Exactly the lines from the first line of the records to the line holding "plt.rcParams['font.family'] = ['Liberation" should be duplicated, and nothing more; pictures stay out.

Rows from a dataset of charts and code

--- Start ---

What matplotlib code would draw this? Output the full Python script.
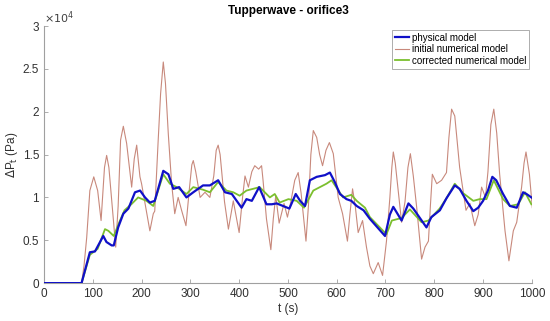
import numpy as np
import matplotlib.pyplot as plt
from matplotlib.ticker import FuncFormatter

plt.rcParams['font.family'] = ['Liberation Sans', 'DejaVu Sans']

# values, pressure in units of 1e4 Pa
t_init = [0, 77, 82, 87.5, 94, 102, 110, 117, 124, 128.4, 133, 147, 152, 157, 162.6, 169.4, 179.7, 185,
          190, 196.7, 200, 217, 224, 227, 234, 239, 244.5, 249, 254.8, 261.6, 268, 275, 282, 291, 298,
          303, 306, 311, 320, 330, 340, 348, 353, 357, 361, 370, 378, 388, 400, 407, 412, 419, 426,
          432, 440, 446, 449, 456, 465, 470, 475, 482, 492, 499, 506, 514, 521, 527, 537, 542, 547,
          552, 559, 565, 571, 578, 585, 593, 603, 612, 622, 627, 632.5, 638, 644, 653, 661, 668,
          675, 685, 694, 702, 709, 713, 716, 720, 733, 740, 746, 751, 757, 764, 774, 781, 788, 792,
          796, 805, 815, 825, 830, 835.5, 842, 847, 852, 865, 873, 883, 890, 897, 905, 910, 916,
          922, 928, 934, 945, 953, 962, 969, 979, 984, 988, 995, 1001]
p_init = [0, 0, 0.2, 0.53, 1.08, 1.24, 1.08, 0.73, 1.35, 1.49, 1.35, 0.42, 0.9, 1.67, 1.83, 1.63, 1.12, 1.45,
          1.61, 1.24, 1.16, 0.61, 0.81, 0.84, 1.66, 2.21, 2.58, 2.33, 1.74, 1.16, 0.81, 1.0, 0.85, 0.67, 1.1,
          1.38, 1.43, 1.3, 1.0, 1.06, 1.0, 1.25, 1.55, 1.61, 1.5, 0.95, 0.63, 0.96, 0.59, 1.0, 1.25, 1.12, 1.3,
          1.37, 1.33, 1.37, 1.2, 0.75, 0.39, 0.75, 1.02, 0.70, 0.93, 0.77, 0.95, 1.2, 1.29, 1.05, 0.49, 0.9, 1.5,
          1.78, 1.70, 1.5, 1.37, 1.55, 1.64, 1.51, 1.0, 0.81, 0.49, 0.8, 1.10, 0.9, 0.59, 0.73, 0.42, 0.2,
          0.11, 0.24, 0.09, 0.49, 1.0, 1.35, 1.53, 1.4, 0.71, 0.95, 1.35, 1.51, 1.25, 0.88, 0.28, 0.42, 0.49, 0.9,
          1.27, 1.16, 1.2, 1.29, 1.7, 2.03, 1.95, 1.65, 1.35, 0.85, 0.93, 0.67, 0.8, 1.12, 1.0, 1.3, 1.85,
          2.03, 1.75, 1.27, 0.61, 0.26, 0.61, 0.71, 1.12, 1.4, 1.53, 1.27, 0.88]

t_phys = [0, 77, 94, 104.5, 121.5, 128, 138.7, 143, 152, 162.6, 173, 186.5, 197, 207, 217, 227, 244.5,
          255, 265, 277, 292, 306, 326, 340, 357, 371, 385, 395, 405, 415, 426, 441, 456, 467, 477,
          490, 503, 516, 525, 535, 545, 559, 576, 586, 596, 606.6, 620, 630, 641, 655, 668, 699,
          709, 716, 733, 747, 757, 784, 794, 811.5, 825, 842, 852, 866, 880, 890, 900, 910, 919,
          927, 941, 955, 969, 982, 989, 999]
p_phys = [0, 0, 0.36, 0.37, 0.55, 0.48, 0.44, 0.44, 0.65, 0.81, 0.87, 1.06, 1.08, 1.0, 0.94, 0.96, 1.31,
          1.27, 1.10, 1.12, 1.0, 1.06, 1.14, 1.14, 1.20, 1.06, 1.04, 0.96, 0.88, 0.98, 0.96, 1.12, 0.92, 0.92, 0.93,
          0.9, 0.87, 1.04, 0.96, 0.90, 1.20, 1.24, 1.26, 1.29, 1.18, 1.04, 0.98, 0.96, 0.90, 0.85, 0.75, 0.55,
          0.80, 0.89, 0.73, 0.93, 0.87, 0.65, 0.77, 0.85, 0.99, 1.14, 1.10, 0.96, 0.84, 0.88, 0.96, 1.08, 1.24,
          1.2, 1.04, 0.90, 0.88, 1.06, 1.04, 1.0]

t_corr = [0, 77, 94, 110, 125, 132, 143, 155, 165, 179, 193, 210, 224, 234, 244.5, 258, 272, 292, 306,
          326, 340, 357, 374, 388, 401, 415, 442, 463, 473, 483, 501, 518, 533, 552, 579, 589.5, 613,
          630, 641, 658, 668, 702, 713, 733, 750, 774, 788, 811, 825, 842, 859, 880, 893, 907, 922,
          941, 955, 972, 986, 999]
p_corr = [0, 0, 0.33, 0.4, 0.63, 0.61, 0.55, 0.72, 0.85, 0.92, 1.0, 0.96, 0.90, 1.08, 1.27, 1.16, 1.12, 1.04, 1.12,
          1.09, 1.06, 1.18, 1.08, 1.06, 1.02, 1.08, 1.12, 1.0, 1.04, 0.94, 0.98, 0.96, 0.88, 1.08, 1.16, 1.20, 1.0,
          1.03, 0.96, 0.88, 0.77, 0.57, 0.73, 0.76, 0.86, 0.71, 0.73, 0.87, 0.99, 1.16, 1.05, 0.96, 0.98, 0.98, 1.20,
          0.98, 0.90, 0.92, 1.06, 0.92]

fig = plt.figure(figsize=(5.5, 3.21), dpi=100)
ax = fig.add_axes([0.08, 0.118, 0.887, 0.801])

ax.plot(t_init, np.array(p_init) * 1e4, color='#c8897c', lw=0.8, label='initial numerical model', zorder=2)
ax.plot(t_corr, np.array(p_corr) * 1e4, color='#7bbf2e', lw=1.3, label='corrected numerical model', zorder=3)
ax.plot(t_phys, np.array(p_phys) * 1e4, color='#1010c8', lw=1.6, label='physical model', zorder=4)

ax.set_xlim(0, 1000)
ax.set_ylim(0, 3e4)
ax.set_xticks(np.arange(0, 1001, 100))
ax.set_yticks(np.arange(0, 3.01e4, 0.5e4))
ax.yaxis.set_major_formatter(FuncFormatter(lambda v, pos: '%g' % (v / 1e4)))
ax.text(0, 1.0, r'$\times10^4$', transform=ax.transAxes, fontsize=8, color='#404040',
        ha='left', va='bottom')

for s in ['top', 'right']:
    ax.spines[s].set_visible(False)
for s in ['left', 'bottom']:
    ax.spines[s].set_color('#a0a0a0')
    ax.spines[s].set_linewidth(0.8)
ax.tick_params(direction='in', length=3, width=0.6, color='#a0a0a0', labelcolor='#303030', labelsize=8.5)

ax.set_title('Tupperwave - orifice3', fontsize=8.5, fontweight='bold', pad=9)
ax.set_xlabel('t (s)', fontsize=8.5, color='#303030', labelpad=2)
ax.set_ylabel(r'$\Delta$P$_{\rm t}$ (Pa)', fontsize=8.5, color='#303030', labelpad=2)

h, l = ax.get_legend_handles_labels()
order = [2, 0, 1]
leg = ax.legend([h[i] for i in order], [l[i] for i in order], loc='upper right',
                bbox_to_anchor=(0.995, 0.985), fontsize=7, fancybox=False, framealpha=1,
                handlelength=1.5, handletextpad=0.3, borderpad=0.3, labelspacing=0.15,
                borderaxespad=0)
leg.get_frame().set_edgecolor('#a0a0a0')
leg.get_frame().set_linewidth(0.6)

fig.savefig('out.png', dpi=100)
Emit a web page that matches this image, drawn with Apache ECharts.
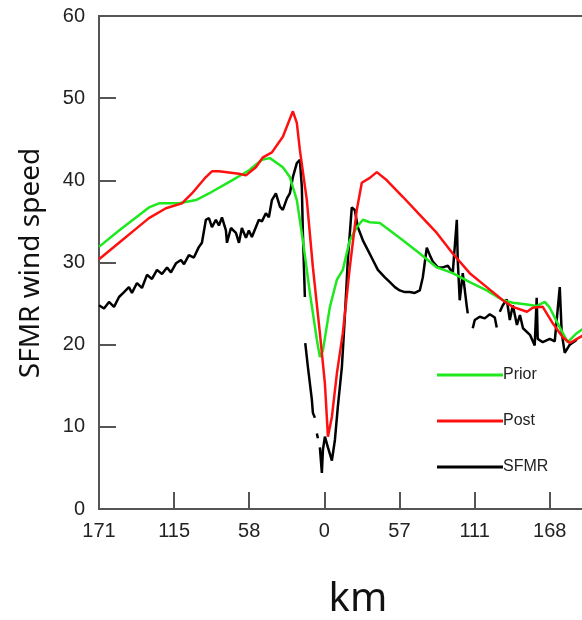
<!DOCTYPE html>
<html>
<head>
<meta charset="utf-8">
<script src="https://cdn.jsdelivr.net/npm/echarts@6/dist/echarts.min.js"></script>
<style>html,body{margin:0;padding:0;background:#fff}#c{width:582px;height:620px}</style>
</head>
<body>
<div id="c"></div>
<script>
// x positions in km along track (negative = left of centre), tick labels as printed
const xTickLabels = ['171', '115', '58', '0', '57', '111', '168'];
const yTicks = [0, 10, 20, 30, 40, 50, 60];

const priorX = [-171, -155.8, -133.1, -125.5, -110.3, -97.4, -87.6, -70.1, -57.3, -47.4, -41.3, -31.5, -26.2, -20.9, -16.3, -11.0, -5.7, -3.4, -1.1, 4.2, 9.5, 14.0, 19.3, 24.6, 29.2, 34.5, 42.1, 49.7, 59.5, 72.4, 85.3, 97.4, 110.3, 123.2, 135.4, 143.0, 153.7, 161.1, 167.2, 171.0, 178.6, 184.6, 191.5, 197];
const priorY = [31.9, 33.9, 36.7, 37.2, 37.2, 37.6, 38.4, 40.0, 41.2, 42.5, 42.7, 41.6, 40.4, 37.6, 32.7, 26.3, 20.6, 18.5, 19.3, 24.6, 27.9, 29.1, 32.7, 34.3, 35.2, 34.9, 34.8, 33.9, 32.7, 31.1, 29.4, 28.7, 27.6, 26.6, 25.4, 25.1, 24.9, 24.7, 25.2, 24.5, 22.1, 20.3, 21.4, 22.0];

const postX = [-171, -155.8, -146.0, -133.1, -120.2, -108.1, -100.5, -89.9, -85.3, -80.0, -64.8, -59.5, -52.0, -46.6, -39.8, -31.5, -23.9, -20.9, -18.6, -13.3, -8.7, -3.4, 0.4, 2.7, 5.7, 9.5, 14.0, 19.3, 24.6, 28.4, 34.5, 39.8, 47.4, 59.5, 72.4, 85.3, 97.4, 110.3, 123.2, 135.4, 143.0, 153.7, 158.1, 165.7, 173.3, 180.9, 186.2, 197];
const postY = [30.4, 32.4, 33.7, 35.4, 36.6, 37.2, 38.4, 40.4, 41.1, 41.1, 40.8, 40.6, 41.6, 42.8, 43.4, 45.3, 48.4, 47.0, 43.7, 37.6, 29.4, 21.4, 15.3, 8.8, 11.2, 16.5, 21.4, 29.4, 36.4, 39.7, 40.3, 41.0, 40.0, 38.0, 35.8, 33.6, 31.1, 28.7, 27.0, 25.4, 24.6, 24.0, 24.5, 24.6, 22.6, 20.9, 20.2, 21.2];

// SFMR observations; null marks a gap in the record
const sfmrX = [-171, -167.2, -163.4, -159.6, -155.8, -152.0, -148.3, -146.0, -142.2, -138.4, -134.6, -130.8, -127.0, -123.2, -119.4, -116.4, -112.6, -108.8, -106.5, -102.8, -99.0, -95.2, -92.9, -89.9, -87.6, -85.3, -82.3, -80.0, -77.7, -74.7, -73.9, -70.9, -67.1, -64.8, -62.6, -59.5, -57.3, -55.0, -52.0, -49.7, -47.4, -44.4, -42.1, -39.8, -36.8, -36.0, -33.7, -31.5, -28.4, -26.2, -23.9, -20.9, -18.6, -17.1, -16.3, -14.8,
  -14.6,
  -14.5, -12.5, -9.5, -8.7, -7.2,
  -6.5,
  -5.7, -4.9,
  -4.2,
  -3.4, -1.9, -1.1, 0.4, 2.7, 5.7, 8.0, 10.2, 13.3, 15.5, 17.8, 20.8, 23.1, 25.4, 29.2, 33.0, 36.8, 40.6, 45.9, 49.7, 53.5, 57.2, 61.0, 64.8, 68.6, 72.4, 74.7, 77.7, 80.0, 82.3, 86.1, 89.9, 93.7, 97.4, 100.5, 101.2, 102.7, 105.0, 108.1, 108.8,
  110.7,
  112.6, 114.1, 117.9, 121.7, 125.5, 129.3, 130.8,
  132.0,
  133.1, 135.4, 138.4, 140.7, 143.0, 146.1, 148.4, 150.7, 156.0, 159.6, 161.1, 161.9, 165.7, 171.0, 174.8, 178.6, 180.1, 182.4, 186.2, 191.5];
const sfmrY = [24.8, 24.4, 25.2, 24.6, 25.8, 26.4, 27.0, 26.3, 27.5, 26.9, 28.5, 28.0, 29.1, 28.6, 29.4, 28.8, 29.9, 30.3, 29.8, 30.9, 30.6, 31.9, 32.4, 35.2, 35.4, 34.3, 35.2, 34.5, 35.5, 33.9, 32.4, 34.2, 33.6, 32.4, 34.2, 33.0, 33.9, 33.1, 34.3, 35.2, 35.0, 36.0, 35.5, 37.6, 38.4, 38.2, 36.8, 36.4, 37.8, 38.4, 40.4, 42.1, 42.5, 39.2, 33.6, 25.8,
  null,
  20.2, 17.3, 13.3, 11.7, 11.1,
  null,
  9.2, 8.6,
  null,
  7.5, 4.4, 7.2, 8.8, 7.5, 5.9, 8.4, 12.4, 17.3, 23.3, 30.3, 36.7, 36.4, 34.3, 32.7, 31.5, 30.3, 29.1, 28.2, 27.6, 27.0, 26.6, 26.4, 26.4, 26.3, 26.6, 28.2, 31.8, 30.9, 30.1, 29.4, 29.4, 29.6, 28.7, 35.2, 30.3, 25.4, 28.7, 24.6, 23.8,
  null,
  22.0, 23.0, 23.4, 23.2, 23.7, 23.3, 22.1,
  null,
  24.0, 24.8, 25.5, 23.0, 24.8, 22.4, 23.6, 22.0, 21.2, 19.9, 25.7, 20.7, 20.3, 20.7, 20.4, 27.0, 21.4, 19.0, 20.0, 20.6];

function pairs(xs, ys) {
  return xs.map((x, i) => [x, ys[i] === null ? '-' : ys[i]]);
}

function xLabel(v) {
  const k = (v + 171) / 57;
  return Math.abs(k - Math.round(k)) < 1e-6 ? (xTickLabels[Math.round(k)] || '') : '';
}

const chart = echarts.init(document.getElementById('c'));
const axisCol = '#555';
chart.setOption({
  animation: false,
  backgroundColor: '#fff',
  grid: { left: 99, top: 16, right: -2, bottom: 111, show: true, borderColor: axisCol, borderWidth: 2,
    containLabel: false, outerBoundsMode: 'none' },
  legend: {
    orient: 'vertical', left: 437, top: 367, padding: 0,
    itemWidth: 66, itemHeight: 3, itemGap: 30,
    icon: 'rect',
    textStyle: { fontFamily: 'Liberation Sans', fontSize: 16, color: '#222', padding: [0, 0, 0, -5] },
    data: ['Prior', 'Post', 'SFMR']
  },
  graphic: [
    { type: 'text', x: 358, y: 600, style: { text: 'km', fontFamily: 'Noto Sans', fontSize: 40, fill: '#111', align: 'center', verticalAlign: 'middle' } },
    { type: 'text', x: 31, y: 263, rotation: Math.PI / 2, style: { text: 'SFMR wind speed', fontFamily: 'Noto Sans', fontSize: 28, fill: '#111', align: 'center', verticalAlign: 'middle' } }
  ],
  xAxis: {
    type: 'value', min: -171, max: 197, interval: 57,
    axisLine: { onZero: false, lineStyle: { color: axisCol, width: 2 } },
    axisTick: { inside: true, length: 17, lineStyle: { color: axisCol, width: 2 } },
    axisLabel: { margin: 12, fontFamily: 'Liberation Sans', fontSize: 20, color: '#222', showMaxLabel: false,
      formatter: xLabel },
    splitLine: { show: false }
  },
  yAxis: {
    type: 'value', min: 0, max: 60, interval: 10,
    axisLine: { onZero: false, lineStyle: { color: axisCol, width: 2 } },
    axisTick: { inside: true, length: 17, lineStyle: { color: axisCol, width: 2 } },
    axisLabel: { margin: 14, fontFamily: 'Liberation Sans', fontSize: 20, color: '#222',
      formatter: v => yTicks.includes(v) ? String(v) : '' },
    splitLine: { show: false }
  },
  series: [
    { name: 'Prior', type: 'line', data: pairs(priorX, priorY), symbol: 'none', lineStyle: { color: '#1ee81e', width: 2.5 }, itemStyle: { color: '#1ee81e' }, z: 3 },
    { name: 'Post', type: 'line', data: pairs(postX, postY), symbol: 'none', lineStyle: { color: '#ff1010', width: 2.5 }, itemStyle: { color: '#ff1010' }, z: 4 },
    { name: 'SFMR', type: 'line', data: pairs(sfmrX, sfmrY), symbol: 'none', connectNulls: false, lineStyle: { color: '#000', width: 2.5 }, itemStyle: { color: '#000' }, z: 2 }
  ]
});
</script>
</body>
</html>
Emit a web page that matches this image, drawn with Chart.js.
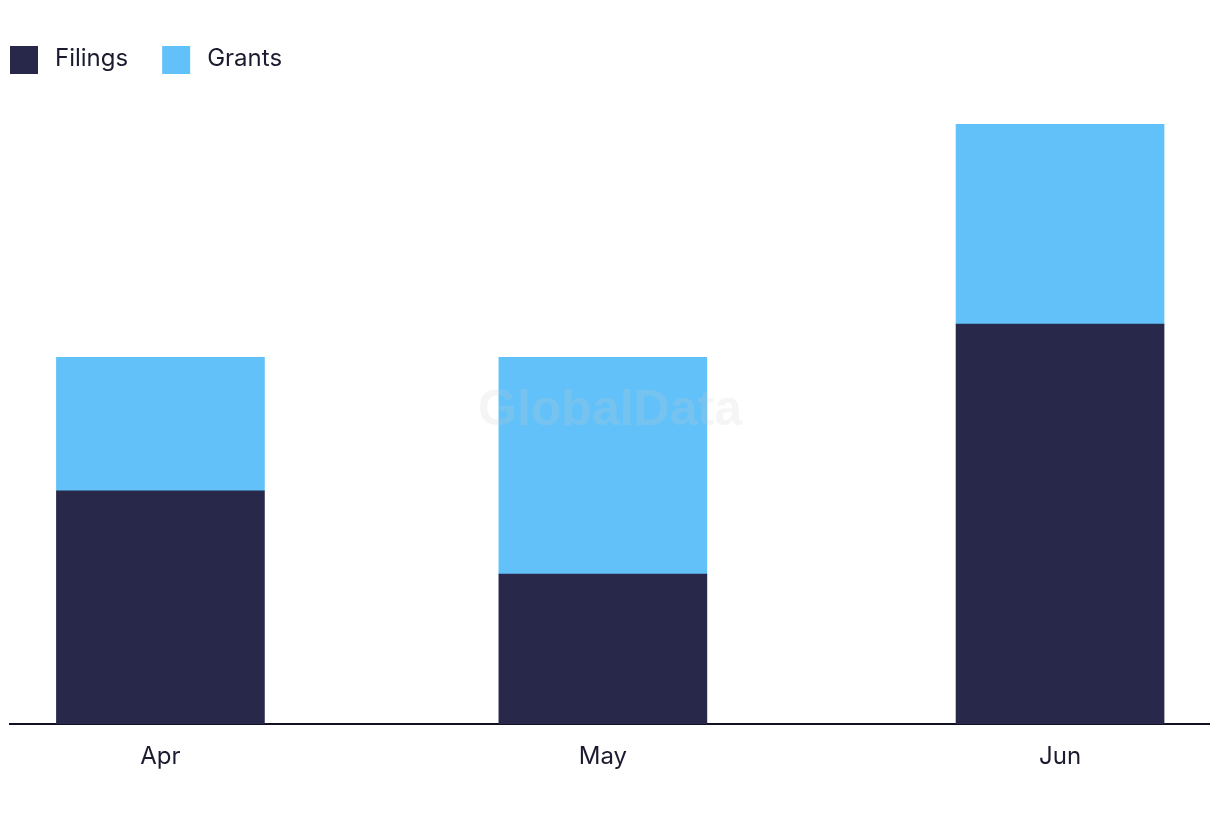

--- End ---

Full response:
What matplotlib code would draw this? Output the full Python script.
import numpy as np
import matplotlib.pyplot as plt
from matplotlib.ticker import FuncFormatter

plt.rcParams['font.family'] = ['Liberation Sans', 'DejaVu Sans']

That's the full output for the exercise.